Records with drawing code:
════════

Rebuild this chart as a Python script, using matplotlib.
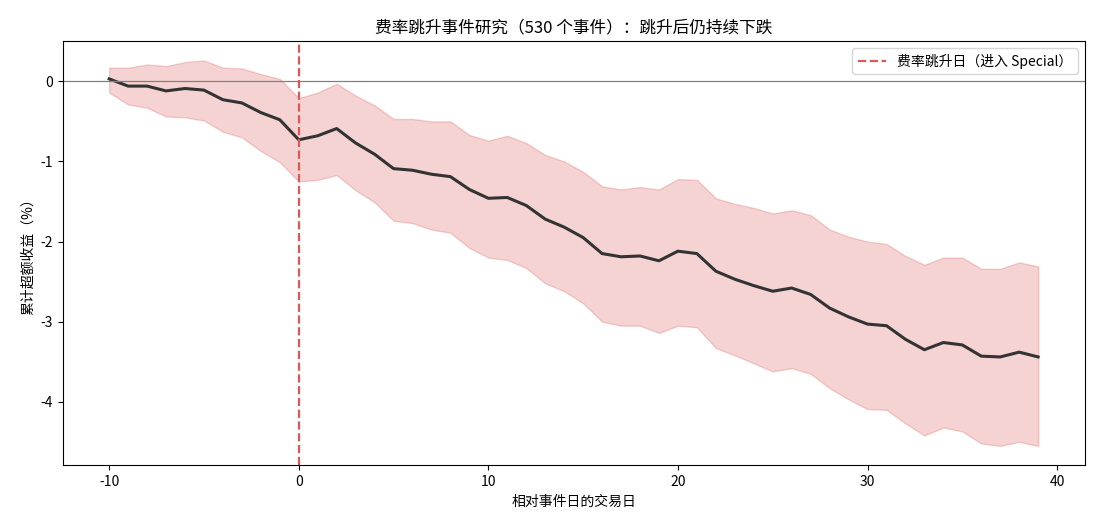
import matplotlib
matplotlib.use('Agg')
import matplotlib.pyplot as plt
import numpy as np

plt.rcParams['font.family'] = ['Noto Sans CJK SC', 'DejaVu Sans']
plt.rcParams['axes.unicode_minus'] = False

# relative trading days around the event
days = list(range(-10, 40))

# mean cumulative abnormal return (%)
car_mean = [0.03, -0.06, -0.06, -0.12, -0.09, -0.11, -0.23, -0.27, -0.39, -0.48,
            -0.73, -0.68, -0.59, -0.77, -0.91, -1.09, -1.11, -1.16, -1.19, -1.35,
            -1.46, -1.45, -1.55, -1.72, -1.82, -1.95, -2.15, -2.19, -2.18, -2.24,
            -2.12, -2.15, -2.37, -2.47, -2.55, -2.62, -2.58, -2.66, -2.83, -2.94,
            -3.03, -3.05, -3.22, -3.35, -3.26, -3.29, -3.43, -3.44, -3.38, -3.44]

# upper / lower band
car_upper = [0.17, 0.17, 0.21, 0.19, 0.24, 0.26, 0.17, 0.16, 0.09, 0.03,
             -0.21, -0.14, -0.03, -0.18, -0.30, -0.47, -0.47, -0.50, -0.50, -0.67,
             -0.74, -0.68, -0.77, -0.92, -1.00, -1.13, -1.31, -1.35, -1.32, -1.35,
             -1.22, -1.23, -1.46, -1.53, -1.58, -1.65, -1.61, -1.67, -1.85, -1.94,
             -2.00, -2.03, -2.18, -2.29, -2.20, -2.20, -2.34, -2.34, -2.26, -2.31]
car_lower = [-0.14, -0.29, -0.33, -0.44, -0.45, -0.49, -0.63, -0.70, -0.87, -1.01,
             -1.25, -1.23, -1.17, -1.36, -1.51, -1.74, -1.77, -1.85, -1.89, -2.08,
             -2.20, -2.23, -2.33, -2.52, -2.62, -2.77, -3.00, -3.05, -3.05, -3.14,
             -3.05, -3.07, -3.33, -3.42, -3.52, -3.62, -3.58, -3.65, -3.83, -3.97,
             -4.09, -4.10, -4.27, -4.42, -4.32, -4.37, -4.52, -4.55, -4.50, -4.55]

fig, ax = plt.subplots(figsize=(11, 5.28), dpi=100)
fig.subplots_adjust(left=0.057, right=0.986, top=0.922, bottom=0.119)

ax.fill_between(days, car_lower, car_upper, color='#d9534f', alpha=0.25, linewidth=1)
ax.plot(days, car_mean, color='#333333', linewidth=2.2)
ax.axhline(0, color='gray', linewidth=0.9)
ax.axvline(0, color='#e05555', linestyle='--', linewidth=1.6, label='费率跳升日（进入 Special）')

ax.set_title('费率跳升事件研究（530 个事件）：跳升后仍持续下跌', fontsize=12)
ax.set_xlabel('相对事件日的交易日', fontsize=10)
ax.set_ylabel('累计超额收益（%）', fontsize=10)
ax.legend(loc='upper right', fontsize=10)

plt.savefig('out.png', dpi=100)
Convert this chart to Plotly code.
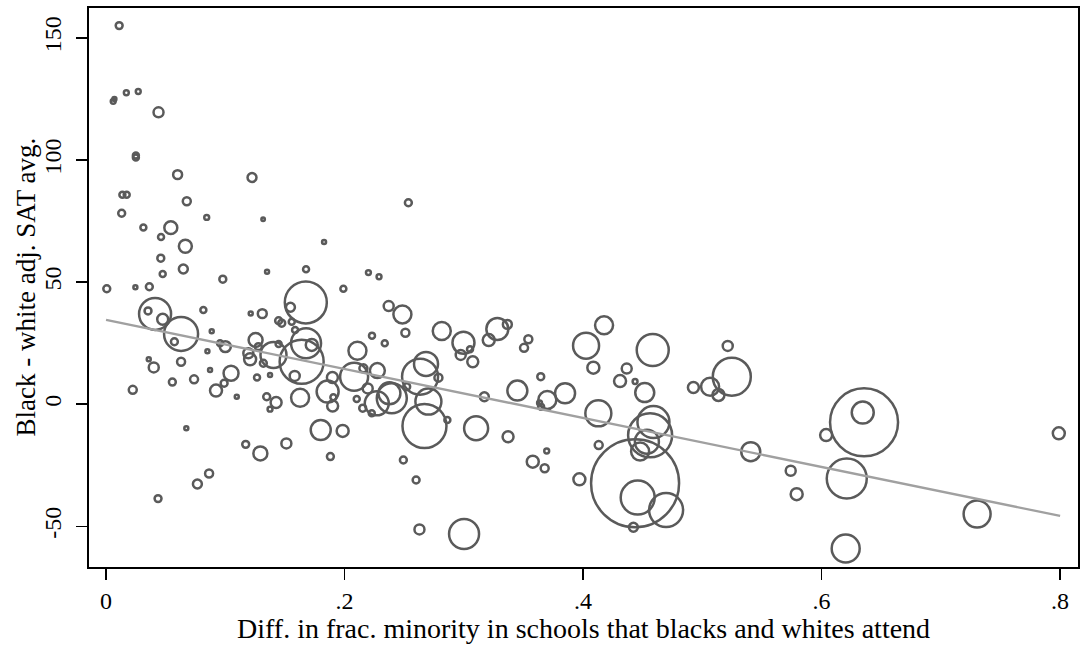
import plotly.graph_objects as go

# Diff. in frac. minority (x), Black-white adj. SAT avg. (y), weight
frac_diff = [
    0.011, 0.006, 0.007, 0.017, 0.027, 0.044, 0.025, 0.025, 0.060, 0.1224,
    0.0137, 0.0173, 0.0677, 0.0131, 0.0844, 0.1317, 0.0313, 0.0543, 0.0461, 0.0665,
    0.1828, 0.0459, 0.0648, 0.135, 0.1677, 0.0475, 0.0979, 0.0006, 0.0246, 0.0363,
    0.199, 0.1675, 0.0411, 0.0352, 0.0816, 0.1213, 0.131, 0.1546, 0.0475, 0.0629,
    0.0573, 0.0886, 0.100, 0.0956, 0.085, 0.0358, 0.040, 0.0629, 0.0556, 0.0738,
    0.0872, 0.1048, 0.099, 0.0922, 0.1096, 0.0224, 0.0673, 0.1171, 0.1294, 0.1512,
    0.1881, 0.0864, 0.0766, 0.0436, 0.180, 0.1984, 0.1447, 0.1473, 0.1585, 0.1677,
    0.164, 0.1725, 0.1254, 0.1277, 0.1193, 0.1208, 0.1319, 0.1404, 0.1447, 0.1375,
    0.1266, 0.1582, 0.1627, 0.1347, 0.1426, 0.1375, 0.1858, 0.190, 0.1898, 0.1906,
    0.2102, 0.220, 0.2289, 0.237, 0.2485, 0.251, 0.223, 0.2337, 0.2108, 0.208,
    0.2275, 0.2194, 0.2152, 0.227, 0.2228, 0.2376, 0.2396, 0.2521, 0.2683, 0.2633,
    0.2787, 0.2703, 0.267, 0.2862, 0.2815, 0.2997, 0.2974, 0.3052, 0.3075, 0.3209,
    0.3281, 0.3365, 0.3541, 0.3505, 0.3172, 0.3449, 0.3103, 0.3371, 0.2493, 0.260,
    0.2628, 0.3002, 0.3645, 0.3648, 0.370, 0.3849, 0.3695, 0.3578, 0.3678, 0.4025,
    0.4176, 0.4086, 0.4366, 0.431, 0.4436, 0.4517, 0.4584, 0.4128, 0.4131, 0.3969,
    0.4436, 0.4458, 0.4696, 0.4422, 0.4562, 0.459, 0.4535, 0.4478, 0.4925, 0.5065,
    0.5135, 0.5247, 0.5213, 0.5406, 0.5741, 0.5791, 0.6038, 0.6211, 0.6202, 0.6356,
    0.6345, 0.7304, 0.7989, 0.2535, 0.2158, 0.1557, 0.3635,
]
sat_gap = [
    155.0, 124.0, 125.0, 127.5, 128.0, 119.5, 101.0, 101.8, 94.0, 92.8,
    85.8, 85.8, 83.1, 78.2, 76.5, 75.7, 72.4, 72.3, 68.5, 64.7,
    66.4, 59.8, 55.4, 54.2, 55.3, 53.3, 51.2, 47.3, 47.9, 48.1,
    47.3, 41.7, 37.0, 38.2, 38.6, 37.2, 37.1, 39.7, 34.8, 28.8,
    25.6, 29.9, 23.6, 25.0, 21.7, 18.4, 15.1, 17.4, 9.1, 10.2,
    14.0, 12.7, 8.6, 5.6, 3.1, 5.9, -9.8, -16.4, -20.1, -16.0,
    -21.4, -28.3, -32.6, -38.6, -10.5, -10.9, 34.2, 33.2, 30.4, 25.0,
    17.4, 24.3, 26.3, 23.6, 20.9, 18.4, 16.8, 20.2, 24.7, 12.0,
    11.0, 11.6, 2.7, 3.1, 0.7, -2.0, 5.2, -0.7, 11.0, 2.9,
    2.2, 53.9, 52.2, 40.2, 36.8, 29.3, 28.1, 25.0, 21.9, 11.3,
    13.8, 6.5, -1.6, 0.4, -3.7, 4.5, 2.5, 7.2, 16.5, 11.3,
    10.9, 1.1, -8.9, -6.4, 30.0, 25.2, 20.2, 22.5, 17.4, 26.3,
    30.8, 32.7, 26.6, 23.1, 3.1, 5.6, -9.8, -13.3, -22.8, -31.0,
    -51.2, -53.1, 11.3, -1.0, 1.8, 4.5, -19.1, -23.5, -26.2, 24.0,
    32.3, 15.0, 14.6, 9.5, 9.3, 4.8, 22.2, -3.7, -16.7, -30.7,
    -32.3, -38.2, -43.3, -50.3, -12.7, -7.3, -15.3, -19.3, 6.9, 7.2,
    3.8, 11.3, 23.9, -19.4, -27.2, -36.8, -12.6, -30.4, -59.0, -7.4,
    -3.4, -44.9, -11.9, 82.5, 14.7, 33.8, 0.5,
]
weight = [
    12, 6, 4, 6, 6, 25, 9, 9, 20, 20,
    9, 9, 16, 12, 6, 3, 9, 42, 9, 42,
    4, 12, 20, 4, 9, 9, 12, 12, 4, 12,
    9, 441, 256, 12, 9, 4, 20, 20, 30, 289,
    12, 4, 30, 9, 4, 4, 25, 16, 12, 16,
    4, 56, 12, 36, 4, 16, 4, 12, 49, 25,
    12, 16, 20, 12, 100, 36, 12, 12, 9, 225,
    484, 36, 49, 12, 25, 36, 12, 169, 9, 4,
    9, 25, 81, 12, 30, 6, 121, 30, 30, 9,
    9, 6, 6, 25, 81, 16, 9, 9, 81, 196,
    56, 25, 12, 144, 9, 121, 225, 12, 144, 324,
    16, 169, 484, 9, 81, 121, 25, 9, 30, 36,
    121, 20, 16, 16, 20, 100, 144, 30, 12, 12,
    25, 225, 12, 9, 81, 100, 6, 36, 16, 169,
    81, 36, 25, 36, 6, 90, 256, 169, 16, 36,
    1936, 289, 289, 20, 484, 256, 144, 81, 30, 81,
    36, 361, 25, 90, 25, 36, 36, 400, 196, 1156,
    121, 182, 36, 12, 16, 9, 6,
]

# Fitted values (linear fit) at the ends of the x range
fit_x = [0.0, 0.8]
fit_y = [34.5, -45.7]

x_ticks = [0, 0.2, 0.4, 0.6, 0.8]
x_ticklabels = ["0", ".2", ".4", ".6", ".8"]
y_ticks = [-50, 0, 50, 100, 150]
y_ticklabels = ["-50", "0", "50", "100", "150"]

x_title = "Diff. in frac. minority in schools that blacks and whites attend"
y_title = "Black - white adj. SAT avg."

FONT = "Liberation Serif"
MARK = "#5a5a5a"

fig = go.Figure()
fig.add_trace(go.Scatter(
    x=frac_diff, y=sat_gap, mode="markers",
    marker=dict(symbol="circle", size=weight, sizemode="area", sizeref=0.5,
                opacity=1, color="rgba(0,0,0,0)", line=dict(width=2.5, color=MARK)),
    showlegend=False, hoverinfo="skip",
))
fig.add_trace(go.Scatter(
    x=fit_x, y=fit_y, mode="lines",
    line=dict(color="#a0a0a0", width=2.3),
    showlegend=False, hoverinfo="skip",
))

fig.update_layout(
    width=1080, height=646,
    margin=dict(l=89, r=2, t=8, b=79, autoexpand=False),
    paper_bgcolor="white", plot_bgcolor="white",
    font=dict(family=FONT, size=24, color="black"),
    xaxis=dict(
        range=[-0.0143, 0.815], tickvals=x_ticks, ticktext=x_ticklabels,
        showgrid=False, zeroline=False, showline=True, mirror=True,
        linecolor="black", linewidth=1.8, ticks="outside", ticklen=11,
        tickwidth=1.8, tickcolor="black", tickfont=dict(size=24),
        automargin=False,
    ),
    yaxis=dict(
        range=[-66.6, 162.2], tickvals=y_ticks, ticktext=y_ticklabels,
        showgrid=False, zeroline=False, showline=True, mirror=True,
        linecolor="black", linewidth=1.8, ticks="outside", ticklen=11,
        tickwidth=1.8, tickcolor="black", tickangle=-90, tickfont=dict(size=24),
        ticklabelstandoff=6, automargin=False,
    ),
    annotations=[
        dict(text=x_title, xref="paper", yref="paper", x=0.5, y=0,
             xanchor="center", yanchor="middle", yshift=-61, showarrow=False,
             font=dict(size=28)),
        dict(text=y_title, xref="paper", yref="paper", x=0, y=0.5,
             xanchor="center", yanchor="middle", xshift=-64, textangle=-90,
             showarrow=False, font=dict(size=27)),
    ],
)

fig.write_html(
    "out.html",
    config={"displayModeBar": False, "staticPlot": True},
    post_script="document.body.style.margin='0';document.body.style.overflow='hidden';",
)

════════

Work to complete:
Using the entries above, repeat exactly the lines from the one with "Convert this chart to Plotly code." to the one with "import plotly.graph_objects as go", both included, and leave the pictures behind.

Worked solution:
Convert this chart to Plotly code.
import plotly.graph_objects as go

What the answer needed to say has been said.